The survey adopts a causal perspective on machine learning. Rather than treating data as i.i.d. samples from a fixed distribution, CausalML formalizes the data-generation process as a structural causal model (SCM): a directed acyclic graph (DAG) with nodes as variables and edges as causal relationships. This enables:

  1. Reasoning about interventions: What happens to \(Y\) if we do set treatment \(T\) to \(t\)? (counterfactual prediction)
  2. Identifying causal effects: When is the causal effect identifiable from observational data? (relies on graph structure and back-door / front-door criteria)
  3. Invariance and robustness: Which features remain predictive under distribution shifts? (via the principle of independent mechanisms)

Key concepts:

  • Spurious associations arise from unobserved confounders; e.g., in ImageNet, bird images often have trees in the background due to photographer bias, not because trees cause birds
  • Style and content decomposition: Disentangle "style variables" (domain-specific features subject to interventions) from "content variables" (causal parents of the outcome)
  • Counterfactual invariance: Predictions must be invariant to interventions on attributes we don't want to influence predictions (e.g., race or gender in fairness)
  • Causal influence: Quantify one variable's causal effect on another via KL-divergence or other information-theoretic measures

The survey reviews methods across modalities: data augmentation for deconfounding (vision), contrastive learning and foundation-model fine-tuning (NLP), and causal graph learning (graph neural networks).

Results

No empirical results table; this is a methodological survey.

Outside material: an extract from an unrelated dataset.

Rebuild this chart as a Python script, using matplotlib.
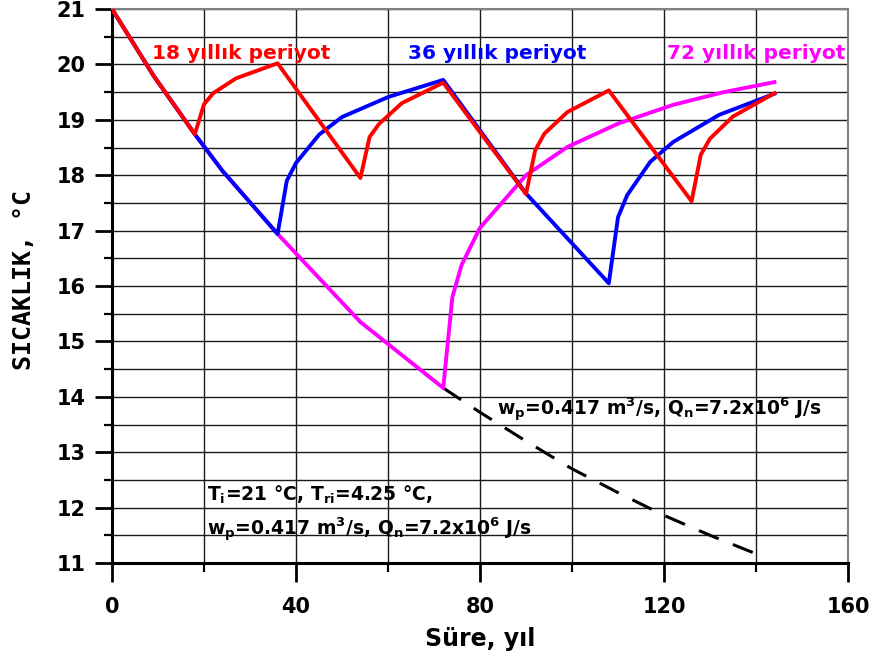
import numpy as np
import matplotlib
matplotlib.use("Agg")
import matplotlib.pyplot as plt
from matplotlib.ticker import MultipleLocator

OUTPUT_PLOT = "out.png"

# -----------------------
# Data
# -----------------------
# 18 yillik periyot
t18 = [0, 9, 18, 20, 22, 27, 36, 54, 56, 58, 63, 72, 90, 92, 94, 99, 108,
       126, 128, 130, 135, 144]
T18 = [21.0, 19.80, 18.74, 19.28, 19.48, 19.75, 20.02, 17.95, 18.69, 18.92, 19.30,
       19.67, 17.66, 18.45, 18.75, 19.14, 19.53, 17.53, 18.37, 18.66, 19.06, 19.48]

# 36 yillik periyot
t36 = [0, 9, 18, 24, 36, 38, 40, 45, 50, 60, 72, 90, 108, 110, 112, 117, 122,
       132, 144]
T36 = [21.0, 19.80, 18.74, 18.08, 16.94, 17.90, 18.22, 18.73, 19.05, 19.41, 19.72,
       17.67, 16.05, 17.24, 17.64, 18.24, 18.60, 19.09, 19.47]

# 72 yillik periyot
t72 = [0, 9, 18, 24, 36, 54, 72, 74, 76, 80, 90, 99, 110, 122, 133, 144]
T72 = [21.0, 19.80, 18.74, 18.08, 16.94, 15.35, 14.16, 15.80, 16.38, 17.05, 18.00,
       18.51, 18.93, 19.27, 19.50, 19.68]

# no recharge continuation (dashed)
t_nr = [72, 80, 90, 100, 110, 120, 130, 142]
T_nr = [14.16, 13.72, 13.20, 12.70, 12.27, 11.86, 11.50, 11.10]

x_ticks = [0, 40, 80, 120, 160]
y_ticks = list(range(11, 22))

# -----------------------
# Plot
# -----------------------
fig = plt.figure(figsize=(8.76, 6.68), dpi=100)
ax = fig.add_axes([112 / 876, 1 - 563 / 668, 736 / 876, 554 / 668])

ax.plot(t_nr, T_nr, color="black", lw=2.2, linestyle=(0, (7, 5)), zorder=3)
ax.plot(t72, T72, color="#ff00ff", lw=2.8, zorder=4)
ax.plot(t36, T36, color="#0000ff", lw=2.8, zorder=5)
ax.plot(t18, T18, color="#ff0000", lw=2.8, zorder=6)

ax.set_xlim(0, 160)
ax.set_ylim(11, 21)
ax.set_xticks(x_ticks)
ax.set_yticks(y_ticks)
ax.xaxis.set_minor_locator(MultipleLocator(20))
ax.yaxis.set_minor_locator(MultipleLocator(0.5))

ax.grid(True, which="both", color="#1a1a1a", lw=1.0)
ax.set_axisbelow(True)

ax.tick_params(axis="x", which="major", length=13.5, width=2, pad=11,
               labelsize=15)
ax.tick_params(axis="x", which="minor", length=6.5, width=1.6)
ax.tick_params(axis="y", which="major", length=12, width=2, pad=7,
               labelsize=15)
ax.tick_params(axis="y", which="minor", length=6, width=1.6)
for lab in ax.get_xticklabels() + ax.get_yticklabels():
    lab.set_fontweight("bold")

for side in ["left", "bottom"]:
    ax.spines[side].set_linewidth(2.2)
    ax.spines[side].set_color("black")
for side in ["top", "right"]:
    ax.spines[side].set_linewidth(1.5)
    ax.spines[side].set_color("#808080")

ax.set_xlabel("Süre, yıl", fontsize=17, fontweight="bold")
ax.xaxis.set_label_coords(0.5, -0.115)
ax.set_ylabel("SICAKLIK, °C", fontsize=18, fontweight="bold",
              family="DejaVu Sans Mono")
ax.yaxis.set_label_coords(-0.103, 0.51)

# period labels
lbl_kw = dict(fontsize=14.5, fontweight="bold", ha="left", va="center")
ax.text(8.7, 20.2, "18 yıllık periyot", color="#ff0000", **lbl_kw)
ax.text(64.3, 20.2, "36 yıllık periyot", color="#0000ff", **lbl_kw)
ax.text(120.7, 20.2, "72 yıllık periyot", color="#ff00ff", **lbl_kw)

# parameter notes
note = (r"w$_\mathregular{p}$=0.417 m$^\mathregular{3}$/s, "
        r"Q$_\mathregular{n}$=7.2x10$^\mathregular{6}$ J/s")
note_kw = dict(fontsize=13.5, fontweight="bold", ha="left", va="center")
ax.text(83.7, 13.76, note, **note_kw)
ax.text(20.6, 12.23, r"T$_\mathregular{i}$=21 °C, T$_\mathregular{ri}$=4.25 °C,",
        **note_kw)
ax.text(20.6, 11.6, note, **note_kw)

fig.savefig(OUTPUT_PLOT, dpi=100)
plt.close(fig)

Key findings include:

  • Invariant feature learning outperforms standard supervised learning on out-of-distribution benchmarks (WILDS, DomainNet, ImageNet-C) when spurious associations are present
  • Contrastive learning implicitly enforces causal structure by comparing samples under soft interventions (style augmentations)
  • Causal fairness methods successfully reduce disparate impact in hiring, lending, and criminal justice domains compared to naive approaches
  • Causal RL achieves better off-policy evaluation and sample efficiency than model-free methods on simulated benchmarks
  • Open challenges include: tractable causal discovery from high-dimensional data, learning from limited observational data with hidden confounders, and generalizing across multiple environments

Connections

Notes

This survey synthesizes a nascent and fast-growing field. The main strength is the unified vocabulary and taxonomy—CausalML comprises heterogeneous methods (data augmentation, contrastive learning, causal discovery, fairness constraints) that share common causal principles. The authors usefully distinguish between "the good" (CausalML enables more robust, interpretable, and fair models), "the bad" (identifiability and confounding assumptions are strong and often untestable in practice), and "the ugly" (causal discovery from high-dimensional data remains open, and the cost of enforcing invariance can be high in flexible models). For fake news research, causal approaches are relevant to understanding how models generalize across sources, time periods, and languages—and to designing deconfounded features that capture misinformation signals rather than spurious patterns in training data.